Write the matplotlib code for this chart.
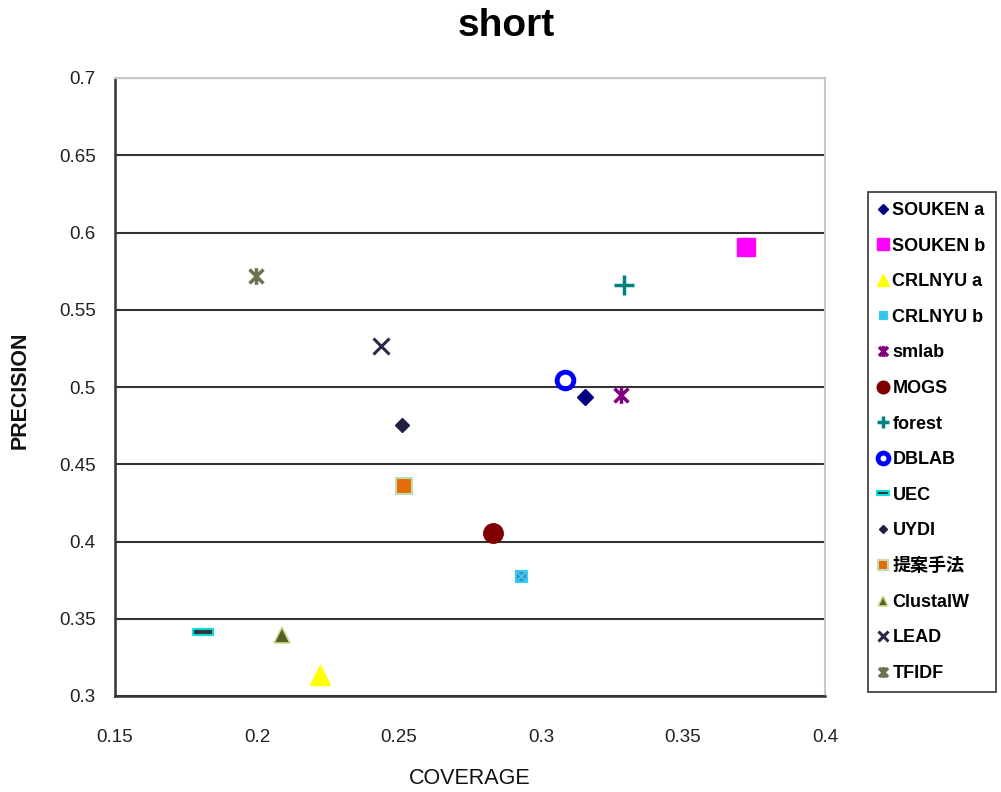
import matplotlib
matplotlib.use("Agg")
import matplotlib.pyplot as plt
from matplotlib.path import Path
import numpy as np

plt.rcParams['font.family'] = ['Liberation Sans', 'Noto Sans CJK JP', 'DejaVu Sans']

# ---- data ----
names = ["SOUKEN a", "SOUKEN b", "CRLNYU a", "CRLNYU b", "smlab", "MOGS", "forest",
         "DBLAB", "UEC", "UYDI", "提案手法", "ClustalW", "LEAD", "TFIDF"]
coverage = [0.3155, 0.3722, 0.2222, 0.2930, 0.3282, 0.2831, 0.3292,
            0.3085, 0.1810, 0.2511, 0.2518, 0.2088, 0.2437, 0.1996]
precision = [0.4935, 0.5906, 0.3136, 0.3777, 0.4948, 0.4055, 0.5660,
             0.5045, 0.3414, 0.4754, 0.4359, 0.3395, 0.5265, 0.5718]
xticks = [0.15, 0.2, 0.25, 0.3, 0.35, 0.4]
yticks = [0.3, 0.35, 0.4, 0.45, 0.5, 0.55, 0.6, 0.65, 0.7]
xtick_labels = ["0.15", "0.2", "0.25", "0.3", "0.35", "0.4"]
ytick_labels = ["0.3", "0.35", "0.4", "0.45", "0.5", "0.55", "0.6", "0.65", "0.7"]

# ---- custom markers ----
star_path = Path([(-1, -1), (1, 1), (-1, 1), (1, -1), (0, -1.2), (0, 1.2)],
                 [Path.MOVETO, Path.LINETO, Path.MOVETO, Path.LINETO, Path.MOVETO, Path.LINETO])
dash_path = Path([(-1, -0.3), (1, -0.3), (1, 0.3), (-1, 0.3), (-1, -0.3)],
                 [Path.MOVETO, Path.LINETO, Path.LINETO, Path.LINETO, Path.CLOSEPOLY])
boxx_path = Path([(-1, -1), (1, -1), (1, 1), (-1, 1), (-1, -1),
                  (-1, -1), (1, 1), (-1, 1), (1, -1)],
                 [Path.MOVETO, Path.LINETO, Path.LINETO, Path.LINETO, Path.CLOSEPOLY,
                  Path.MOVETO, Path.LINETO, Path.MOVETO, Path.LINETO])

styles = [
    dict(marker='D', ms=8, mfc='#000080', mec='#000080', mew=1),
    dict(marker='s', ms=13, mfc='#FF00FF', mec='#FF00FF', mew=1),
    dict(marker='^', ms=14, mfc='#FFFF00', mec='#FFFF00', mew=1),
    dict(marker=boxx_path, ms=8, mfc='#5080C0', mec='#33CCEE', mew=1.5),
    dict(marker=star_path, ms=12, mfc='none', mec='#800080', mew=2.5),
    dict(marker='o', ms=14, mfc='#800000', mec='#800000', mew=1),
    dict(marker='+', ms=14, mfc='none', mec='#008080', mew=2.5),
    dict(marker='o', ms=12, mfc='none', mec='#0000FF', mew=3.5),
    dict(marker=dash_path, ms=14, mfc='#333333', mec='#00DDDD', mew=1.5),
    dict(marker='D', ms=7, mfc='#1F2040', mec='#1F2040', mew=1),
    dict(marker='s', ms=12, mfc='#E36C09', mec='#C0DDB0', mew=1.5),
    dict(marker='^', ms=12, mfc='#4F6228', mec='#D8D890', mew=1.2),
    dict(marker='x', ms=12, mfc='none', mec='#2A2A48', mew=2.2),
    dict(marker=star_path, ms=12, mfc='none', mec='#707050', mew=2.5),
]

fig = plt.figure(figsize=(10.01, 7.92), dpi=100)
ax = fig.add_axes([115/1001, 1-696/792, 710/1001, 618/792])

handles = []
for n, x, y, st in zip(names, coverage, precision, styles):
    h, = ax.plot([x], [y], linestyle='none', label=n, **st)
    handles.append(h)

ax.set_xlim(0.15, 0.4)
ax.set_ylim(0.3, 0.7)
ax.set_xticks(xticks)
ax.set_xticklabels(xtick_labels)
ax.set_yticks(yticks)
ax.set_yticklabels(ytick_labels)
ax.tick_params(length=0, labelsize=13.5, colors='#222222')
ax.tick_params(axis='y', pad=14)
ax.tick_params(axis='x', pad=24)
ax.yaxis.grid(True, color='#333333', linewidth=1.5)
ax.set_axisbelow(True)
ax.spines['left'].set_color('#333333')
ax.spines['left'].set_linewidth(1.8)
ax.spines['bottom'].set_color('#333333')
ax.spines['bottom'].set_linewidth(1.8)
ax.spines['top'].set_color('#C8C8C8')
ax.spines['top'].set_linewidth(1.5)
ax.spines['right'].set_color('#C8C8C8')
ax.spines['right'].set_linewidth(1.5)

fig.text(506/1001, 1-26/792, "short", ha='center', va='center', fontsize=28, fontweight='bold')
fig.text(470/1001, 1-778/792, "COVERAGE", ha='center', va='center', fontsize=15.5, color='#111111')
fig.text(20/1001, 1-390/792, "PRECISION", ha='center', va='center', rotation=90, fontsize=15.5,
         fontweight='bold', color='#111111')

leg = fig.legend(handles=handles, loc='upper left', bbox_to_anchor=(868/1001, 1-192/792),
                 frameon=True, fancybox=False, edgecolor='black', markerscale=0.65,
                 handlelength=0.6, handletextpad=0.2, borderpad=0.55, labelspacing=1.03,
                 borderaxespad=0,
                 prop={'size': 13, 'weight': 'bold', 'family': ['Liberation Sans', 'Noto Sans CJK JP']})
leg.get_frame().set_linewidth(1.2)

fig.savefig("out.png", dpi=100)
^^^^
- [Short task]:
Copy every line of the listing where the word "matplotlib" appears.

- [Result below]:
Write the matplotlib code for this chart.
import matplotlib
matplotlib.use("Agg")
import matplotlib.pyplot as plt
from matplotlib.path import Path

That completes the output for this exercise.